In Frankfurt gibt es für den Bereich der Ganztagsangebote an Schulen fast 70 unterschiedliche Träger. Die Bandbreite reicht von kleinen Elterninitiativen, die sich nur an einer einzigen Schule engagieren, bis zu großen Trägern, die Betreuungsangebote an mehreren Schulen organisieren.

Elterninitiativen, die sich für eine bessere Betreuung engagieren, müssen einen Förderverein gründen, weil die den Schulen zur Verfügung gestellten Mittel der Kommunen und des Landes von diesen nicht verwaltet werden dürfen. Sie können aber an einen Förderverein ausgezahlt werden, der dann die Betreuung organisiert, gegebenenfalls auch mit privatrechtlicher Haftung.

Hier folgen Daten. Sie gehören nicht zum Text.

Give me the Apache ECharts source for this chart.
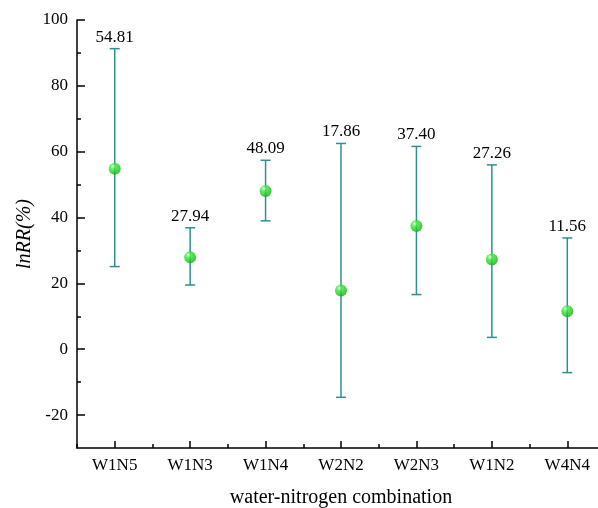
<!DOCTYPE html>
<html>
<head>
<meta charset="utf-8">
<script src="https://cdn.jsdelivr.net/npm/echarts@6/dist/echarts.min.js"></script>
<style>
  html, body { margin: 0; padding: 0; background: #fff; }
  #main { width: 598px; height: 508px; }
</style>
</head>
<body>
<div id="main"></div>
<script>
// 水氮组合 lnRR 均值及误差范围
let categories = ['W1N5', 'W1N3', 'W1N4', 'W2N2', 'W2N3', 'W1N2', 'W4N4'];
let means = [54.81, 27.94, 48.09, 17.86, 37.40, 27.26, 11.56];
let upper = [91.3, 36.9, 57.4, 62.5, 61.6, 56.0, 33.8];
let lower = [25.1, 19.5, 39.0, -14.6, 16.6, 3.6, -7.1];
let majorY = [-20, 0, 20, 40, 60, 80, 100];
let minorY = [-10, 10, 30, 50, 70, 90];

let chartDom = document.getElementById('main');
let myChart = echarts.init(chartDom);
let option;

let font = '"Liberation Serif", "Times New Roman", serif';
let barColor = '#2b9190';

let barData = categories.map(function (c, i) {
  return [i, lower[i], upper[i], means[i]];
});

option = {
  backgroundColor: '#fff',
  animation: false,
  grid: {
    left: 77,
    top: 20,
    right: -7,
    bottom: 60,
    outerBoundsMode: 'none'
  },
  xAxis: [
    {
      type: 'category',
      data: categories,
      name: 'water-nitrogen combination',
      nameLocation: 'middle',
      nameGap: 40,
      nameMoveOverlap: false,
      nameTextStyle: { fontFamily: font, fontSize: 20, color: '#000' },
      axisLine: { show: true, onZero: false, lineStyle: { color: '#000', width: 1.5 } },
      // 刻度朝内
      axisTick: { show: true, alignWithLabel: true, inside: true, length: 7, lineStyle: { color: '#000', width: 1.5 } },
      axisLabel: { fontFamily: font, fontSize: 17, color: '#000', margin: 9 },
      splitLine: { show: false }
    },
    {
      // 类别之间的小刻度
      type: 'category',
      data: categories,
      position: 'bottom',
      axisLine: { show: false, onZero: false },
      axisTick: { show: true, inside: true, length: 4, lineStyle: { color: '#000', width: 1.5 } },
      axisLabel: { show: false },
      splitLine: { show: false }
    }
  ],
  yAxis: [
    {
      type: 'value',
      min: -30,
      max: 100,
      interval: 10,
      name: 'lnRR(%)',
      nameLocation: 'middle',
      nameGap: 42,
      nameMoveOverlap: false,
      nameTextStyle: { fontFamily: font, fontSize: 20, fontStyle: 'italic', color: '#000' },
      axisLine: { show: true, onZero: false, lineStyle: { color: '#000', width: 1.5 } },
      axisTick: { show: true, inside: true, length: 8, customValues: majorY, lineStyle: { color: '#000', width: 1.5 } },
      axisLabel: { fontFamily: font, fontSize: 17, color: '#000', margin: 9, customValues: majorY },
      splitLine: { show: false }
    },
    {
      type: 'value',
      min: -30,
      max: 100,
      interval: 10,
      position: 'left',
      axisLine: { show: false, onZero: false },
      axisTick: { show: true, inside: true, length: 4, customValues: minorY, lineStyle: { color: '#000', width: 1.5 } },
      axisLabel: { show: false },
      splitLine: { show: false }
    }
  ],
  series: [
    {
      type: 'custom',
      data: barData,
      z: 2,
      renderItem: function (params, api) {
        let x = api.value(0);
        let lo = api.coord([x, api.value(1)]);
        let hi = api.coord([x, api.value(2)]);
        let cap = 5;
        let style = { stroke: barColor, lineWidth: 1.5 };
        return {
          type: 'group',
          children: [
            { type: 'line', shape: { x1: hi[0], y1: hi[1], x2: lo[0], y2: lo[1] }, style: style },
            { type: 'line', shape: { x1: hi[0] - cap, y1: hi[1], x2: hi[0] + cap, y2: hi[1] }, style: style },
            { type: 'line', shape: { x1: lo[0] - cap, y1: lo[1], x2: lo[0] + cap, y2: lo[1] }, style: style },
            {
              type: 'text',
              x: hi[0],
              y: hi[1] - 3,
              style: {
                text: api.value(3).toFixed(2),
                textAlign: 'center',
                textVerticalAlign: 'bottom',
                fontFamily: font,
                fontSize: 17,
                fill: '#000'
              }
            }
          ]
        };
      }
    },
    {
      type: 'scatter',
      data: means,
      z: 3,
      symbol: 'circle',
      symbolSize: 12,
      itemStyle: {
        color: new echarts.graphic.RadialGradient(0.35, 0.3, 0.75, [
          { offset: 0, color: '#e8ffe8' },
          { offset: 0.3, color: '#33ee33' },
          { offset: 1, color: '#12a812' }
        ])
      }
    }
  ]
};

myChart.setOption(option);
window.addEventListener('resize', () => {
  myChart.resize();
});
</script>
</body>
</html>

Einige wenige große Träger wie der Internationale Bund (IB), die ASB-Lehrerkooperative oder die Arbeiterwohlfahrt (AWO) sind an mehreren Schulen vertreten und gestalten mit der Betreuung, der Schulsozialarbeit und pädagogischen Angeboten am Nachmittag sogar mehrere Bereiche an einer Schule.
Umgekehrt kommt es aber auch vor, dass an ein- und derselben Schulen bis zu fünf unterschiedliche Träger tätig sind – ein unhaltbarer Zustand! Das gilt in Frankfurt auch für Ganztagsangebote an Grundschulen. Häufig werden die Frühbetreuung, die Erweiterte Schulische Betreuung (ESB), ein besonderes kommunales Angebot mit hortähnlichen Strukturen an Grundschulen, und die durch das Land Hessen finanzierten Ganztagsangebote von ganz unterschiedlichen Trägereinrichtungen organisiert und verantwortet. Diese Strukturen sind für niemanden mehr durchschaubar, Verantwortlichkeiten und Zuständigkeiten sind völlig unklar und der Austausch zwischen den unterschiedlichen Akteurinnen und Akteuren ist fast unmöglich.
Eine weitere Hürde für Kommunikation und Kooperation ist die Tatsache, dass sowohl in der Lehrerschaft als auch unter den pädagogischen Fachkräften Vorurteile gegenüber der jeweils anderen Berufsgruppe keine Seltenheit sind.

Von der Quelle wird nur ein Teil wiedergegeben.